As I have argued ever since 9/11, there was absolutely no reason to let the Pentagon hijack America’s criminal-justice system in the area of terrorism. Terrorism is a federal criminal offense, not an act of war. That’s, in fact, why many, but certainly not all, terrorism cases are still prosecuted in federal district court. The federal-court prosecutions for the federal criminal offense of terrorism include those of Zacharias Moussaoui (one of the 9/11 terrorist conspirators), Jose Padilla, the Detroit terrorism cases, the Dallas terrorism case, and several more. Some of the accused have been convicted and others have been acquitted.
Thus, it is refreshing to read an op-ed published in the New York Times today entitled, “How to Try a Terrorist,” which contends that terrorism cases rightly belong in federal district court, where the terrorist suspect is accorded all the traditional rights and guarantees accorded criminal defendants.

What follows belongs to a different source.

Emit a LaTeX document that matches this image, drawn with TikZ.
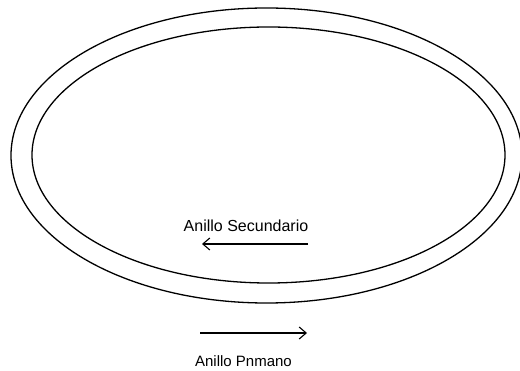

Significantly, the op-ed is written by a current federal district judge, John C. Coughenour.
“In 2001, I presided over the trial of Ahmed Ressam, the confessed Algerian terrorist, for his role in a plot to bomb Los Angeles International Airport. That experience only strengthened my conviction that American courts, guided by the principles of our Constitution, are fully capable of trying suspected terrorists.”
After the 9/11 attacks, the Pentagon announced that it was establishing a prison camp and an alternative “judicial” system for suspected terrorists in Cuba. Why Cuba? The Pentagon didn’t like the idea of federal judges and criminal-defense attorneys meddling with its “war on terrorism.” In the eyes of Pentagon officials — indeed, in the eyes of many federal officials — the Constitution was nothing more than a piece of paper containing “technicalities” designed to let terrorists go free.
Thus, 9/11 produced two systems for handing terrorists, without even the semblance of a constitutional amendment. One was the traditional federal-court system. The other one was the Pentagon/CIA system that was designed to operate outside the territorial jurisdiction of the United States.
The reason I put “judicial” in quotes when I refer to the Pentagon-CIA system is because their system is actually no “judicial” system at all. Instead, the Pentagon-CIA system makes an absolute mockery of the term “judicial.” There are no speedy trials — detainees have languished in the Gitmo prison for years without a trial. At first, detainees were denied attorneys and even now, attorneys’ relationships with their clients are severely restricted. Detainees are prohibited from filing a petition for a writ of habeas corpus, a right that stretches back to ancient England. Detainees have no protection against cruel and unusual punishments, and therefore are subjected to torture and sex abuse, even without even being convicted of anything. Trial by jury is denied, with detainees being subjected to kangaroo military tribunals that hardly ever meet. Due process of law is non-existent. Proceedings are held in secret. There is no right to bail. Hearsay is permitted. Decisions are sometimes based on politics. Detainees are held for years and then released, without explanation. Detainees under CIA control have disappeared, without any explanation as to what happened to them.
As Judge Coughenour puts it,
“Consider the fact that of the 598 people initially detained at Guantánamo Bay in 2002, 267 have been released. It is likely that for a number of the former detainees, there was simply no basis for detention. The American ideal of a just legal system is inconsistent with holding ‘suspects’ for years without trial.”
Moreover, despite America’s long-held commitment to what is called “the rule of law,” this dual-track system now permits the government to choose which track to send people on. Some terrorist suspects are lucky — they get the federal-court track. Others are unlucky — they get the Pentagon/CIA track. Since the government now has the discretionary option of choosing which track on which send a suspected terrorist, it would be difficult to find a more perfect example of a violation of the principle of the rule of law than this.
After 9/11, Americans were stampeded into accepting this fundamental reordering of our federal judicial system, without even the semblance of a constitutional amendment. Today, every American should be embarrassed for the shame, disgrace, and damage that these people have done to our nation.
Thank goodness there are still jurists like Judge Coughenour to remind Americans that they have the finest judicial system in the world, a system that is perfectly capable of handling the federal criminal offense of terrorism without compromising the fundamental values and protections that our ancestors fought for and achieved in the Constitution and the Bill of Rights.